Wednesday, February 14, 2018

Hilary Swank

Hilary Swank, Toronto, Sept. 1999

THERE'S AN OLD SHOWBIZ SAYING THAT YOU SHOULD BE NICE TO THE PEOPLE YOU MEET going up because you'll meet them again going down. The variation that applies to celebrity portraitists like myself, working below the rarified pinnacle of the trade, is that you'll only get access to people on their way up or down - almost never at that white-hot glossy magazine cover top.

I photographed Hilary Swank, two-time Oscar winner, just as her career had begun in earnest, at the film festival promoting Boys Don't Cry, a film where she played a young woman passing as a young man. She'd been in a holding pattern in Hollywood for a few years, doing TV roles and parts in movies like The Next Karate Kid, and had her character on Beverly Hills 90210 written out of the show - a setback that, serendipitously, allowed her to audition for the part that would win Swank her first Oscar.

Hilary Swank, Toronto, Sept. 1999

For some reason, we didn't have a hotel room for this shoot, so it was shot in a reception area on one of the meeting room floors of either the Four Seasons Yorkville or the Hotel Intercontinental nearby (I honestly can't remember which.) I have the vaguest memory of this being late in the festival, which explains why the busy hallways of the hotel had emptied out, and we had some privacy for the shoot despite its very public location.

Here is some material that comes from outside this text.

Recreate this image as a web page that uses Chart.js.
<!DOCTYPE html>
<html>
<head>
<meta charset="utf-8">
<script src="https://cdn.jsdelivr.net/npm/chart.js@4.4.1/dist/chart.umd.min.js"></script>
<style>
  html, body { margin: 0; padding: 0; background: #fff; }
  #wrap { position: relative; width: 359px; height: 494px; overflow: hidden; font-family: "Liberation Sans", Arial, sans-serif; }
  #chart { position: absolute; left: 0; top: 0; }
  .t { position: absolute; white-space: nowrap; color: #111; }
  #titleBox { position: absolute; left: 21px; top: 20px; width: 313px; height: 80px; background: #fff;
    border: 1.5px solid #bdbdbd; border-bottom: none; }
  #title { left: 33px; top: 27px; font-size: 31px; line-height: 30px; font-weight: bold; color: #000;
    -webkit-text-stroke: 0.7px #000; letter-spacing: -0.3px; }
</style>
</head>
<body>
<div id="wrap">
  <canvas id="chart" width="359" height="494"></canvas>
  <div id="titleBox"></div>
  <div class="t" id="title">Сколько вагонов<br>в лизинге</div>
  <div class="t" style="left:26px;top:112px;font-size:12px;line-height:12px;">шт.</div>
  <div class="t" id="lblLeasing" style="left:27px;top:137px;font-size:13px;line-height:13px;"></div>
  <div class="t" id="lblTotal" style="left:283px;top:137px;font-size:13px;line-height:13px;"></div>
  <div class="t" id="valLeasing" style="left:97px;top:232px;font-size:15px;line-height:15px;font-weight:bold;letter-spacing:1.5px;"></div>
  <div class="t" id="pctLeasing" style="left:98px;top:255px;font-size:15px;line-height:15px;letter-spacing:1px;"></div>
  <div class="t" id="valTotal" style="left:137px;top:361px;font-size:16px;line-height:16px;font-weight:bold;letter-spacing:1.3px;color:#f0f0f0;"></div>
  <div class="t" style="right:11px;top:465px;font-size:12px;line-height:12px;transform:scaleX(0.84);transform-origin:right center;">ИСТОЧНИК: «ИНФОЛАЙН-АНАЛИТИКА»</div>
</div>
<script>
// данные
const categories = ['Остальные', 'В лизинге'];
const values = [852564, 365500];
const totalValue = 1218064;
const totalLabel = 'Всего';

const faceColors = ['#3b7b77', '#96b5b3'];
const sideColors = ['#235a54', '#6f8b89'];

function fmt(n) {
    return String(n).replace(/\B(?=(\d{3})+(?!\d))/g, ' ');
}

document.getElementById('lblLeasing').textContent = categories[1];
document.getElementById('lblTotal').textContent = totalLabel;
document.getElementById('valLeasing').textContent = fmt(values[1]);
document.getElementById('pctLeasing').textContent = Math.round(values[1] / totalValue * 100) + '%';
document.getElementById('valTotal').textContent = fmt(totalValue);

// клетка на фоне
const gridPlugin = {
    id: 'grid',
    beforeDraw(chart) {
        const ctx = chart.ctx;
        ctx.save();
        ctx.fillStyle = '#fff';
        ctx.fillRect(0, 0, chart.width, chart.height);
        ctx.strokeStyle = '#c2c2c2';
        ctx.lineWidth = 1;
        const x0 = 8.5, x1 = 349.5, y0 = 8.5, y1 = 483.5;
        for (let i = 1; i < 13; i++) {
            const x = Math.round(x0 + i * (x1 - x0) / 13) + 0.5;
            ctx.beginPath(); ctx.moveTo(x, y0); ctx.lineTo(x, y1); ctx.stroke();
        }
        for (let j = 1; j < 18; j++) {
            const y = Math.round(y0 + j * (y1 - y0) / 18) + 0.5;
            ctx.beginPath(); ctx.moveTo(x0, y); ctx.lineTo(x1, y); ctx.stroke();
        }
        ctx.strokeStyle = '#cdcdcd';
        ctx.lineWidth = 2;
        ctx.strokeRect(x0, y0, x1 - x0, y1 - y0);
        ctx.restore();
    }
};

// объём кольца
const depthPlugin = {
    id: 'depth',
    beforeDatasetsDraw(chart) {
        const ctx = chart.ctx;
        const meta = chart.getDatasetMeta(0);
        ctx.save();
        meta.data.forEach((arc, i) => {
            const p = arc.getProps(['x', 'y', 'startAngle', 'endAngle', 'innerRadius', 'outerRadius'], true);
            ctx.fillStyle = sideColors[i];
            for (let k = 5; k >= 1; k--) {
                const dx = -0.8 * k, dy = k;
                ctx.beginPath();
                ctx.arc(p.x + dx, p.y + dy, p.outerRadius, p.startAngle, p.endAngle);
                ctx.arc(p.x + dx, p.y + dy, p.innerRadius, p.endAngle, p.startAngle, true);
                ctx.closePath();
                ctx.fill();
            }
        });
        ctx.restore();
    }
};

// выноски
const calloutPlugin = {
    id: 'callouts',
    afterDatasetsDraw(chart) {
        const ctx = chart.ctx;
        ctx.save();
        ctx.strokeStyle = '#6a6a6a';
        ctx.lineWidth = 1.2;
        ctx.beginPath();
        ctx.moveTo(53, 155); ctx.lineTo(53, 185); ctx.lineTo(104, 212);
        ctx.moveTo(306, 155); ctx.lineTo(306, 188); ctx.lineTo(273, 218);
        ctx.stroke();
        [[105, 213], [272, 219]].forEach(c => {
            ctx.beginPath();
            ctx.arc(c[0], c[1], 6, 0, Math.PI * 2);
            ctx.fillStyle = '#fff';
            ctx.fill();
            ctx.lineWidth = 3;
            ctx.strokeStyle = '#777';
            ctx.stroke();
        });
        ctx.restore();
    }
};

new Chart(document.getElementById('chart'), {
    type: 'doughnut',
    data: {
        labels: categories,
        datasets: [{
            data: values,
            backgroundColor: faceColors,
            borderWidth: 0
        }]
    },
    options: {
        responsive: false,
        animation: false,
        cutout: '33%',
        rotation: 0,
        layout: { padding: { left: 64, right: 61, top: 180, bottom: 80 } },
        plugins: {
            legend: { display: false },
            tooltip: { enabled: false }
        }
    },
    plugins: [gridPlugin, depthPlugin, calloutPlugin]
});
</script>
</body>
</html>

What the spot lacked in privacy it made up for in light - a big bank of tall windows that filled the room with soft daylight. The shoot wasn't scheduled for a NOW cover, as I did it all on three rolls of black and white, but ended up being bumped up to one in the end, when the buzz for Boys Don't Cry and Swank continued to grow after the festival.

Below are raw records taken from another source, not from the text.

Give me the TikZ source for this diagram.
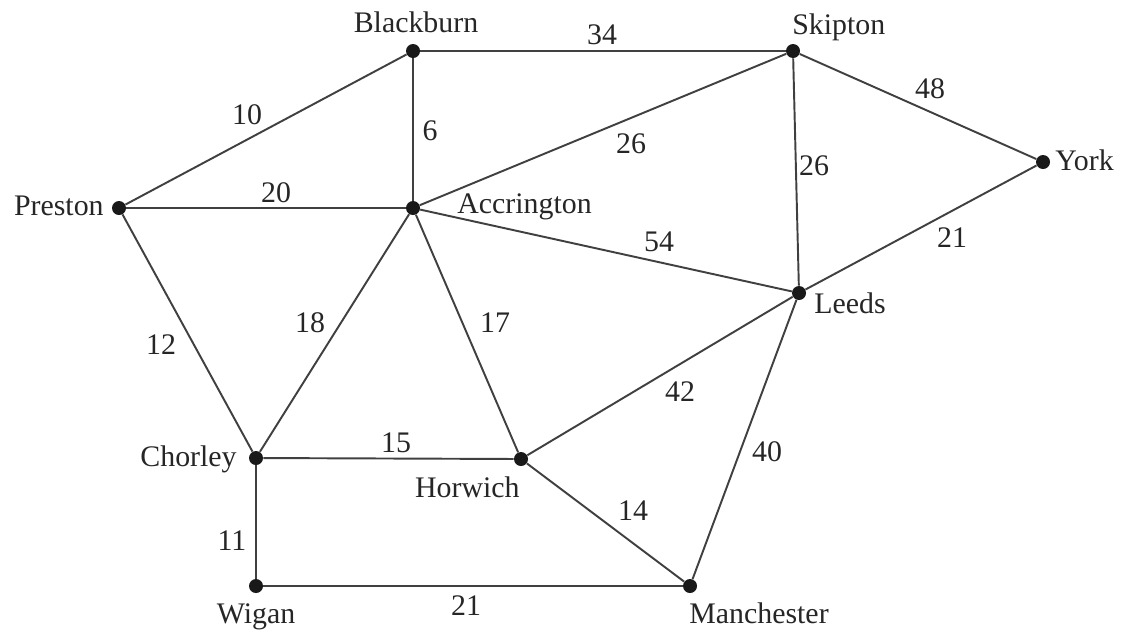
\documentclass[tikz,border=0pt]{standalone}
\usepackage{fontspec}
\setmainfont{Liberation Serif}
\newfontfamily\townfont{Liberation Serif}
\begin{document}
\begin{tikzpicture}[x=0.02cm,y=-0.02cm,
  town/.style={circle, fill=black!90, inner sep=0pt, minimum size=0.28cm},
  road/.style={draw=black!75, line width=1.1pt},
  townlabel/.style={text=black!85, inner sep=0pt, font=\townfont\fontsize{17}{20}\selectfont},
  distlabel/.style={text=black!85, inner sep=0pt, font=\townfont\fontsize{17}{20}\selectfont}]
\useasboundingbox (0,0) rectangle (1124,633);
% towns
\node[town] (bla) at (413,51){};
\node[town] (ski) at (793,51){};
\node[town] (yor) at (1043,162){};
\node[town] (pre) at (119,208){};
\node[town] (acc) at (413,208){};
\node[town] (lee) at (799,293){};
\node[town] (cho) at (256,458){};
\node[town] (hor) at (521,459){};
\node[town] (wig) at (256,586){};
\node[town] (man) at (690,586){};
% town names
\node[townlabel, anchor=base] (nbla) at (416,32){Blackburn};
\node[townlabel, anchor=base west] (nski) at (792,34){Skipton};
\node[townlabel, anchor=base west] (nyor) at (1055,170){York};
\node[townlabel, anchor=base east] (npre) at (104,215){Preston};
\node[townlabel, anchor=base west] (nacc) at (457,213){Accrington};
\node[townlabel, anchor=base west] (nlee) at (814,313){Leeds};
\node[townlabel, anchor=base east] (ncho) at (237,466){Chorley};
\node[townlabel, anchor=base east] (nhor) at (520,497){Horwich};
\node[townlabel, anchor=base] (nwig) at (256,623){Wigan};
\node[townlabel, anchor=base west] (nman) at (689,623){Manchester};
% roads
\draw[road] (pre) -- (bla);
\draw[road] (bla) -- (ski);
\draw[road] (bla) -- (acc);
\draw[road] (ski) -- (yor);
\draw[road] (ski) -- (acc);
\draw[road] (ski) -- (lee);
\draw[road] (pre) -- (acc);
\draw[road] (acc) -- (lee);
\draw[road] (yor) -- (lee);
\draw[road] (pre) -- (cho);
\draw[road] (acc) -- (cho);
\draw[road] (acc) -- (hor);
\draw[road] (lee) -- (hor);
\draw[road] (lee) -- (man);
\draw[road] (cho) -- (hor);
\draw[road] (hor) -- (man);
\draw[road] (cho) -- (wig);
\draw[road] (wig) -- (man);
% distances
\node[distlabel] (dprebla) at (247,115){10};
\node[distlabel] (dblaacc) at (430,131){6};
\node[distlabel] (dpreacc) at (276,193){20};
\node[distlabel] (dblaski) at (602,35){34};
\node[distlabel] (daccski) at (631,144){26};
\node[distlabel] (dskiyor) at (930,89){48};
\node[distlabel] (dskilee) at (814,166){26};
\node[distlabel] (dacclee) at (659,242){54};
\node[distlabel] (dyorlee) at (952,238){21};
\node[distlabel] (dprecho) at (161,345){12};
\node[distlabel] (dacccho) at (310,323){18};
\node[distlabel] (dacchor) at (495,323){17};
\node[distlabel] (dchohor) at (396,443){15};
\node[distlabel] (dchowig) at (232,541){11};
\node[distlabel] (dwigman) at (466,606){21};
\node[distlabel] (dleehor) at (680,392){42};
\node[distlabel] (dleeman) at (767,452){40};
\node[distlabel] (dhorman) at (633,511){14};
\end{tikzpicture}
\end{document}
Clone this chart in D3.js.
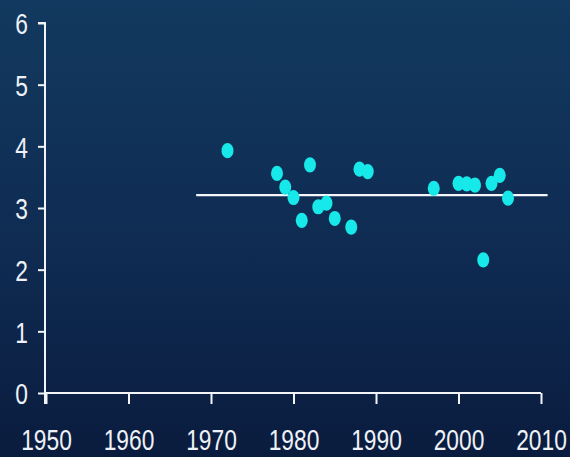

Hilary Swank, Toronto, Sept. 1999

I began the shoot with Swank standing, wearing a linen shirt, but quickly asked her to take off the shirt and sit on the carpet. This was already more direction than I usually gave most subjects, but I pushed it even further by asking her to draw her legs up to her chest in a position that made her fit the square frame of my Rolleiflex better.

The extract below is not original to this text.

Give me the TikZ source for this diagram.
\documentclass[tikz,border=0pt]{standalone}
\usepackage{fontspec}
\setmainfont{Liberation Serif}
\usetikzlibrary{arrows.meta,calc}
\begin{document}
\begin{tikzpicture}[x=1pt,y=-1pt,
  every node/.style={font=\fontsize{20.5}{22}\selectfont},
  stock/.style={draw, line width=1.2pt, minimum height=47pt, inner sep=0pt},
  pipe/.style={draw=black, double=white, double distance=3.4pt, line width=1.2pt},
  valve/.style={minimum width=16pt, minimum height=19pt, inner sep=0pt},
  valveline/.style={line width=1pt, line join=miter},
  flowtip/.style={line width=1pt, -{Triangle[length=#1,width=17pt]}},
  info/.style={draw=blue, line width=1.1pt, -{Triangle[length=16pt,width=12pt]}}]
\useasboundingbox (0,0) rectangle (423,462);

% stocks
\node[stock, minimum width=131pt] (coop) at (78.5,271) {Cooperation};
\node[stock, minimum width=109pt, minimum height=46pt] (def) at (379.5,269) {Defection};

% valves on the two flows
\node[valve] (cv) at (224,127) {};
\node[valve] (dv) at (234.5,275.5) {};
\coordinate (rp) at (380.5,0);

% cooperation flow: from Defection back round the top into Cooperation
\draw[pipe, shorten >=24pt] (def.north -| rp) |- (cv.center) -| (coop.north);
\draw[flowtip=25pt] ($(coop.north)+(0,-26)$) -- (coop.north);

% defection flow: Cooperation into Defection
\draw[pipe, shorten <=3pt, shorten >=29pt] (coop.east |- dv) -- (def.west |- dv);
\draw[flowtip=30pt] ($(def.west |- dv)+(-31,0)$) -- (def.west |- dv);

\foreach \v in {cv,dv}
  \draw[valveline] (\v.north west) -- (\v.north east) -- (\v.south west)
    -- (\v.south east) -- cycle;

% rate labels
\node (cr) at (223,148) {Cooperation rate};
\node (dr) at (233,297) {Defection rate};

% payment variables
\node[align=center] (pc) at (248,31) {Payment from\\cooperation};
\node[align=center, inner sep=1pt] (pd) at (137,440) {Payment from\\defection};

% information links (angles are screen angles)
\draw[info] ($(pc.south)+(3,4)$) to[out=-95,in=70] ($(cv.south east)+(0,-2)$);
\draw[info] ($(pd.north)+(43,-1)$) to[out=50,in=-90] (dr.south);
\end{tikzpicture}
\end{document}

Swank had apparently lost a lot of weight to play Brandon Teena in Boys Don't Cry, and lived in male drag for a month to prepare for the part. She was clearly only starting to get that weight back when I photographed her, but the young woman I met was remarkably feminine - and very petite. Six months later she'd have been in the care of handlers and PR people and stylists who would have raised alarm bells when some nobody asked her to sit on the floor in a hotel hallway for a photo.